Enjeu municipal :
La décentralisation optimale appelle la commune nouvelle

 

Les quelque 35.000 communes françaises sont désormais regroupées dans l’un ou l’autre des établissements publics de coopération intercommunale (EPCI) à fiscalité propre. Selon les territoires, elles adhérent à l’une des 21 métropoles, des 13 communautés urbaines, des 223 communautés d’agglomération, ou bien des 1.001 communautés de communes. Autrement dit, à l’exception de 4 communes restées isolées, 1.257 EPCI ont repris une partie substantielle des compétences communales, leur budget global va bientôt atteindre 60% de celui des communes, et leurs assemblées délibérantes votent l’impôt. Amorcé dans les années 70, le phénomène de regroupement communal s’est accéléré depuis vingt ans. Ainsi transformé, alors que tous les avis plaident pour une simplification du « mille feuilles » institutionnel, le paysage territorial comporte une couche administrative supplémentaire. Cette évolution devrait donner une autre dimension au débat qui s’ouvre à l’occasion des élections municipales. S’il est vrai que sur les listes de candidats certains noms sont fléchés pour siéger dans l’assemblée intercommunale, dans les programmes présentés aux électeurs le projet collectif est rarement évoqué sinon totalement absent. Ce qui pose une question d’ordre démocratique. Par ailleurs, le fonctionnement des EPCI est diversement apprécié par les élus municipaux. Certains maires ressentent une dépossession de leurs prérogatives. Dans le même temps la « réunionite » s’avère chronophage du fait des doublons entre la commune et l’intercommunalité. Quant aux citoyens, ils peinent à savoir qui fait quoi. Et pendant ce temps, des communes nouvelles voient le jour au sein même du territoire intercommunal.

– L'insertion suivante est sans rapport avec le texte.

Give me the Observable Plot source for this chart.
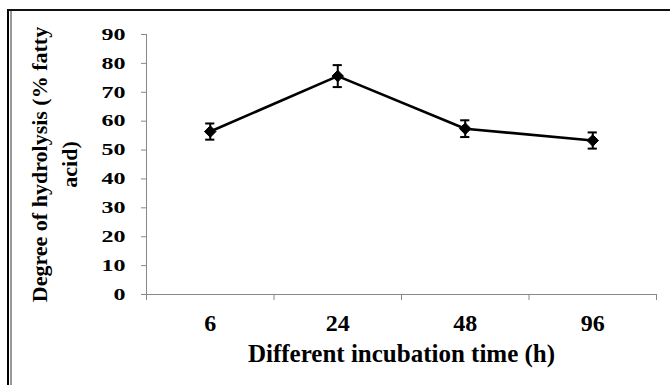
<!DOCTYPE html>
<html>
<head>
<meta charset="utf-8">
<script src="https://cdn.jsdelivr.net/npm/d3@7"></script>
<script src="https://cdn.jsdelivr.net/npm/@observablehq/plot@0.6"></script>
<style>
  html, body { margin: 0; padding: 0; background: #fff; width: 670px; height: 385px; overflow: hidden; }
  #wrap { position: relative; width: 670px; height: 385px; }
  #frameOuter { position: absolute; left: 7px; top: 9px; width: 700px; height: 400px;
    border-left: 2px solid #000; border-top: 2px solid #111; box-sizing: border-box; }
  #frameInner { position: absolute; left: 10px; top: 11px; width: 700px; height: 400px;
    border-left: 2px solid #999; box-sizing: border-box; }
  #chart { position: absolute; left: 0; top: 0; }
  #chart svg text { font-family: "Liberation Serif", "Times New Roman", serif; font-weight: bold; }
</style>
</head>
<body>
<div id="wrap">
  <div id="frameOuter"></div>
  <div id="frameInner"></div>
  <div id="chart"></div>
</div>
<script>
// ---- data ----
const categories = ["6", "24", "48", "96"];           // incubation time (h)
const hydrolysis = [56.4, 75.6, 57.4, 53.3];           // degree of hydrolysis (% fatty acid)
const errors = [2.8, 3.8, 2.9, 2.8];                   // error bar half-length
const yTicks = [0, 10, 20, 30, 40, 50, 60, 70, 80, 90];
const xTitle = "Different incubation time (h)";
const yTitle = "Degree of hydrolysis (% fatty\nacid)";

const rows = categories.map((c, i) => ({
  cat: c, pos: i + 0.5, v: hydrolysis[i], lo: hydrolysis[i] - errors[i], hi: hydrolysis[i] + errors[i]
}));
const boundaries = d3.range(categories.length + 1);
const centers = categories.map((c, i) => i + 0.5);

const serif = "Liberation Serif";
const axisGray = "#888888";
const capHalf = 0.036; // cap half width in x units

const chart = Plot.plot({
  width: 670,
  height: 385,
  marginLeft: 146,
  marginRight: 14,
  marginTop: 34,
  marginBottom: 91,
  style: { fontFamily: serif, fontWeight: "bold", color: "#000", background: "transparent" },
  x: { type: "linear", domain: [0, categories.length], axis: null },
  y: { domain: [0, 90], axis: null },
  marks: [
    // y axis
    Plot.ruleX([0], { stroke: axisGray, strokeWidth: 1 }),
    Plot.axisY({ ticks: yTicks, tickSize: 5, tickPadding: 16, stroke: axisGray, fill: "#000", fontSize: 24,
      fontFamily: serif, fontWeight: "bold", label: null }),
    // x axis
    Plot.ruleY([0], { stroke: axisGray, strokeWidth: 1 }),
    Plot.axisX({ ticks: boundaries, tickSize: 6, stroke: axisGray, tickFormat: () => "", label: null }),
    Plot.axisX({ ticks: centers, tickSize: 0, tickPadding: 19, fill: "#000", fontSize: 24, fontFamily: serif,
      fontWeight: "bold", label: null, tickFormat: d => categories[Math.floor(d)] }),
    // error bars
    Plot.ruleX(rows, { x: "pos", y1: "lo", y2: "hi", stroke: "#000", strokeWidth: 2 }),
    Plot.ruleY(rows, { y: "hi", x1: d => d.pos - capHalf, x2: d => d.pos + capHalf, stroke: "#000", strokeWidth: 2 }),
    Plot.ruleY(rows, { y: "lo", x1: d => d.pos - capHalf, x2: d => d.pos + capHalf, stroke: "#000", strokeWidth: 2 }),
    // line + markers
    Plot.line(rows, { x: "pos", y: "v", stroke: "#000", strokeWidth: 2.6 }),
    Plot.dot(rows, { x: "pos", y: "v", symbol: "diamond2", r: 5.2, fill: "#000", stroke: "#000", strokeWidth: 1 }),
    // axis titles
    Plot.text([yTitle], { text: d => d, frameAnchor: "left", textAnchor: "middle", lineAnchor: "middle", rotate: -90, dx: -94,
      fontSize: 22, lineHeight: 1.38, fill: "#000", fontFamily: serif, fontWeight: "bold" }),
    Plot.text([xTitle], { text: d => d, frameAnchor: "bottom", textAnchor: "middle", dy: 67, lineAnchor: "bottom",
      fontSize: 25, fill: "#000", fontFamily: serif, fontWeight: "bold" })
  ]
});

document.getElementById("chart").appendChild(chart);
// vertically squash the y tick labels like the reference
chart.querySelectorAll('g[aria-label="y-axis tick label"] text').forEach(t => {
  const tr = t.getAttribute("transform");
  if (tr) {
    t.setAttribute("transform", tr + " scale(1,0.68)");
  } else {
    const x = +t.getAttribute("x") || 0, y = +t.getAttribute("y") || 0;
    t.setAttribute("transform", `translate(${x},${y}) scale(1,0.68)`);
    t.setAttribute("x", 0); t.setAttribute("y", 0);
  }
});
</script>
</body>
</html>
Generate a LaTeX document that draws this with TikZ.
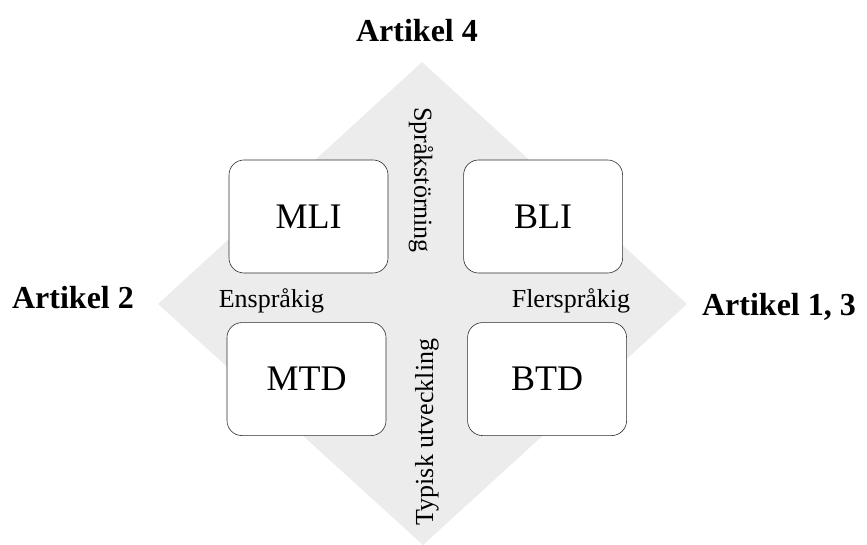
\documentclass[tikz,border=0pt]{standalone}
\usepackage{fontspec}
\setmainfont{Liberation Serif}
\usetikzlibrary{positioning}
\definecolor{diamondgray}{RGB}{236,236,236}
\definecolor{framegray}{RGB}{45,45,45}

\begin{document}
\begin{tikzpicture}[x=1pt,y=1pt,semithick,
                    group/.style={draw=framegray,fill=white,rounded corners=15pt,
                                  minimum width=159pt,minimum height=113pt,
                                  font=\fontsize{36}{40}\selectfont},
                    axislabel/.style={font=\fontsize{26}{30}\selectfont,inner sep=0pt},
                    article/.style={font=\fontsize{32}{36}\selectfont\bfseries,
                                    inner sep=0pt,anchor=base}]
      \useasboundingbox (0,0) rectangle (867,545);
      \fill[diamondgray] (422,483) -- (687,241) -- (423,0) -- (158,241) -- cycle;
      \node[group](MLI) at (308.5,328.5)             {MLI};
      \node[group](BLI) [right=75pt of MLI]          {BLI};
      \node[group](MTD) [below=49pt of MLI,xshift=-2pt] {MTD};
      \node[group](BTD) [below=49pt of BLI,xshift=4pt]  {BTD};
      \node[axislabel,rotate=-90](sprak) at (421,365) {Språkstörning};
      \node[axislabel,rotate=90] (typisk) at (427,113) {Typisk utveckling};
      \node[axislabel,anchor=base](ensprakig) at (271.5,237) {Enspråkig};
      \node[axislabel,anchor=base](flersprakig) at (571,237) {Flerspråkig};
      \node[article](art2)  at (73,236)  {Artikel 2};
      \node[article](art13) at (779,229) {Artikel 1, 3};
      \node[article](art4)  at (417,503) {Artikel 4};
 \end{tikzpicture}
\end{document}
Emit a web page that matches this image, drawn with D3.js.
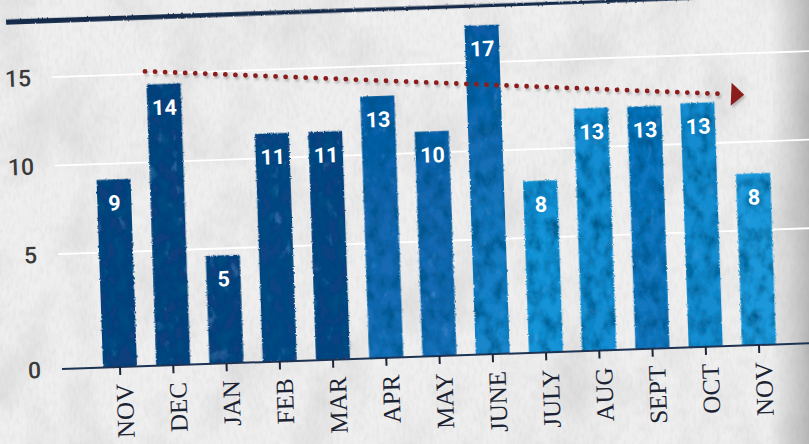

Instituée par la loi du 16 décembre 2010, la « commune nouvelle » permet à plusieurs communes de se regrouper volontairement pour mettre en commun leurs moyens et optimiser leurs capacités de développement. Les incitations de la loi pour « des communes fortes et vivantes » du 16 mars 2015, initiée par l’Association des Maires de France, complétée par les assouplissements prévus par les lois du 8 novembre 2016 et 1er août 2019, ont permis de lever les hésitations initiales. Le mouvement est enclenché et la dynamique est appelée à s’amplifier. Au 1er janvier 2019, 794 communes nouvelles ont vu le jour sur notre territoire national. Elles regroupent 2.500 communes et 2,4 millions d’habitants. Si leur avènement n’a pas toujours été l’objet d’une consultation des populations concernées, elles présentent l’avantage d’aller jusqu’au bout de la logique de mutualisation, de recherche d’économies de gestion, de rationalisation des investissements tout en conservant l’identité des communes fondatrices qui gardent des élus, certes moins nombreux, mais un chef de village, le « maire délégué ».

A ces motivations rationnelles, s’ajoutent des considérations plus politiques, soit le renforcement du pôle urbain central, soit la volonté de peser plus fortement dans l’exécutif intercommunal. Une question inéluctable ne va pas tarder à se poser : comment faire coexister EPCI et communes nouvelles ?

Le phénomène de regroupement est loin d’être abouti et stabilisé. Le choix du nom à donner à la commune nouvelle est révélateur, il sollicite l’imagination sans toutefois donner une identité nouvelle. Principe de précaution, les pionniers pensent que d’autres communes voisines vont probablement les rejoindre. Mais au fond, dans une vision prospective, il est devenu imaginable de transformer un EPCI en commune nouvelle. Pour boucler la boucle. Il reste à vérifier que les limites géographiques de l’EPCI sont compatibles avec une vraie communauté de destin. Certains couvrent des territoires immenses à l’intérieur desquels élus et citoyens se sentent perdus. Leurs assemblées sont de véritables parlements difficiles à héberger, et sans doute à gérer. La dynamique des communes nouvelles est probablement le meilleur levier pour transformer la sphère publique française, la rendre plus efficiente, plus réactive, plus créative, plus robuste. Les communes nouvelles se construisent sur une vision et un projet, leurs dimensions sont le gage de leur pérennité, leurs compétences et la somme de leurs capacités les rendent attractives pour accueillir les talents professionnels nécessaires à leur développement. Ainsi équipées, elles peuvent revendiquer de nouvelles compétences que l’Etat tarde à leur transférer, notamment en matière d’environnement, de sécurité, d’archéologie préventive, d’expérimentation et d’innovation.

L’intercommunalité est une transition vers la commune nouvelle. Et la commune nouvelle constitue le préalable à l’ambitieuse et complète décentralisation du pouvoir administratif. Osons construire l’avenir en scellant un pacte de confiance entre l’Etat et les communes nouvelles.